Mediatani – Normalnya, Bulan Juni sudah memasuki periode musim kemarau dan merupakan hal yang wajar terjadi jika suhu udara meningkat hingga membuat banyak orang merasa gerah. Namun, bagaimana jika hujan masih kerap turun di musim kemarau? Normalkah kondisi tersebut?
Melansir dari CNN Indonesia (14/06/2022), peneliti Meteorologi BMKG Deni Septiadi menjelaskan bahwa meski memasuki periode musim kemarau, bukan berarti tidak terjadi hujan sama sekali.
Dalam menentukan periode musim di Indonesia, BMKG menggunakan beberapa kriteria. Indikasi untuk musim kemarau adalah jumlah atau intensitas curah hujan yang minim atau rendah seperti 1 dasarian di bawah 50 mm atau hari hujan yang semakin berkurang jumlahnya.
Beberapa peneliti juga mengamati aliran angin Siberia-Australia atau sebaliknya yang mengalami perubahan sebagai kriteria penentuan musim. Aliran angin yang biasa disebut aliran monsun atau angin monsun itu secara periodik berubah arah setiap 6 bulan.
Saat ini aliran angin yang datang didominasi dari Australia menuju Siberia yang memang cenderung lebih kering, sehingga dapat dikategorikan sebagai musim kemarau di Benua Maritim Indonesia.
Lebih lanjut, Deni menjelaskan bahwa secara spesifik proses terjadinya hujan menjadi proses kompleks dinamika atmosfer yang memiliki banyak faktor dan parameter.
Bukan hanya itu, keanekaragaman kekasaran permukaan di wilayah Indonesia nyatanya juga memberikan banyak pengaruh dalam proses konvergensi hingga terjadi alih radiatif konvektif dalam pengangkatan massa udara dan menjadi awan sempurna.
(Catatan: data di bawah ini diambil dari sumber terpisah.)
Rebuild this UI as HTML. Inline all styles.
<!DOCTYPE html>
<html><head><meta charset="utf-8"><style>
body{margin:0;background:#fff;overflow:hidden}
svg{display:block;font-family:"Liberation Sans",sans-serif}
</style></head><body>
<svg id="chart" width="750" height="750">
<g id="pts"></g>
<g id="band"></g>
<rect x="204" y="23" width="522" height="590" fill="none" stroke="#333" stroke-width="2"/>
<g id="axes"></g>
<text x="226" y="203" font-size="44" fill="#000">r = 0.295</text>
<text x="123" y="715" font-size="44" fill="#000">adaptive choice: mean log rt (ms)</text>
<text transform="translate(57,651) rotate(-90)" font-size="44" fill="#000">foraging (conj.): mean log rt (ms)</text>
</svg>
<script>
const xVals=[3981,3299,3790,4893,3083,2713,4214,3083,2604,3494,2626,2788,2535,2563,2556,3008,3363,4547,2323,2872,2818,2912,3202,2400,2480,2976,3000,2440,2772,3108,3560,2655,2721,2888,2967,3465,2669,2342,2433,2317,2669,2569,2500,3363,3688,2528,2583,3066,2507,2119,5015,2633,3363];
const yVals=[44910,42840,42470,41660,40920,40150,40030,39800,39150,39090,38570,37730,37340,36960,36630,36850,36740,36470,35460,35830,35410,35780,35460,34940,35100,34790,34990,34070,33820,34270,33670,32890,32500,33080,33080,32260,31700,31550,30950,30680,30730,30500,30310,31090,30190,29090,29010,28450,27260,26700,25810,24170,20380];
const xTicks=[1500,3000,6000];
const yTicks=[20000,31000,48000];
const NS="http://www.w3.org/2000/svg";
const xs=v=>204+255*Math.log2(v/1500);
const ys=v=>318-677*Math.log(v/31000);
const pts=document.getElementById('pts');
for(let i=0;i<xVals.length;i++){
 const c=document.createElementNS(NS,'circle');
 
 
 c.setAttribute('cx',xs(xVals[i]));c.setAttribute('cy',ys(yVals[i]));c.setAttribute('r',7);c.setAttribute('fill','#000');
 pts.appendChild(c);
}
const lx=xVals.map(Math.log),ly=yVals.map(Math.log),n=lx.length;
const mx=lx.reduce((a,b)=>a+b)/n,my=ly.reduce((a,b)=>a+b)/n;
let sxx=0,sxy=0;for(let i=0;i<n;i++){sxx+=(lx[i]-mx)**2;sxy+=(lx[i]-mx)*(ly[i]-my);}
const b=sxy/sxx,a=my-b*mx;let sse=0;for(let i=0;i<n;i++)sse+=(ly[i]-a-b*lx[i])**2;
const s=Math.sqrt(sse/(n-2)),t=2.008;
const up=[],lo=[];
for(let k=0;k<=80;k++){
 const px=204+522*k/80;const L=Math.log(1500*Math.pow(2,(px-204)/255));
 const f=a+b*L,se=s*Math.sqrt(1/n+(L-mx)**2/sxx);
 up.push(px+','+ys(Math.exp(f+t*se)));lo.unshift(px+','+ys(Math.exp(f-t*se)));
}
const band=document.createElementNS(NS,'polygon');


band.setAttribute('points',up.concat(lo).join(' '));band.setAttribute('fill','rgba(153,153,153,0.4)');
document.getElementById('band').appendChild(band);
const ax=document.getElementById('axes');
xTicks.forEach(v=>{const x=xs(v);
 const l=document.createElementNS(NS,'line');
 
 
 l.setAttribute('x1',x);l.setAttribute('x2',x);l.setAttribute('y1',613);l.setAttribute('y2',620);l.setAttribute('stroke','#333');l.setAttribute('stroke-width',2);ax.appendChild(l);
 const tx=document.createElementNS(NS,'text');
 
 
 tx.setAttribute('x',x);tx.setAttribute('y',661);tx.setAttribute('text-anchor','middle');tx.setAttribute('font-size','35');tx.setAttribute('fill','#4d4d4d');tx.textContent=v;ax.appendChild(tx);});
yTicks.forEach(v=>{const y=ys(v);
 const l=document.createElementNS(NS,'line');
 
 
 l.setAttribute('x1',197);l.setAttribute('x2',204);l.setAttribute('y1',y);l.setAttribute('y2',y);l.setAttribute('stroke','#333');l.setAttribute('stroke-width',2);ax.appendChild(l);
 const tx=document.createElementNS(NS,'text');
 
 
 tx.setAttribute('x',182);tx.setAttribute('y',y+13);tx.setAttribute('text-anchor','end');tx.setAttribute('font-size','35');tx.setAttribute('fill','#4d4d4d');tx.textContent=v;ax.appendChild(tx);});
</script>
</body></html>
Beberapa permukaan wilayah di Indonesia terbagi menjadi beberapa bentuk pola, di antaranya ada yang di pesisir, dataran rendah, pegunungan, bahkan termasuk daerah perkotaan dan pedesaan.
“Karena itu, terkadang satu wilayah lebih basah sementara wilayah lainnya cenderung lebih kering,” sebut Deni.
Menurutnya, sepanjang adanya aerosol atmosfer, baik dari debu, garam-garaman laut serta partikulat lainnya, maka potensi tumbuh awan tetap ada.
Saat ini, suhu muka laut di Indonesia disebut masih cukup hangat dengan kisaran anomali antara 0.1 hingga 0.3 derajat celcius dan dengan indeks La Nina 3.4 moderat -0.58 yang mengindikasikan konektivitas cukup tinggi.
Meskipun hari hujan (HH) mengalami penurunan, intensitas hujan sedang-lebat bahkan ekstrem masih berpotensi terjadi. Pada musim-musim peralihan (Maret-April-Mei, MAM) atau kemarau (Juni-Juli-Agustus, JJA) pemanasan permukaan akan sangat sempurna untuk pengangkatan.
Lebih lanjut, Deni menjelaskan bahwa awan-awan yang terbentuk pada fase ini bahkan seringkali menjadi sangat menjulang dengan suhu puncak awan mencapai -80 derajat celcius.
Jika dikaitkan dengan perubahan iklim, secara umum kondisi tersebut akan mempengaruhi karakteristik labilitas atmosfer yang memberikan dampak pada potensi bencana hidrometeorologi yang semakin masif dan membahayakan aktivitas manusia.
“Pergeseran musim juga bisa menjadi indikasi nyata perubahan iklim yang harus menjadi perhatian kita bersama,” tutup Deni.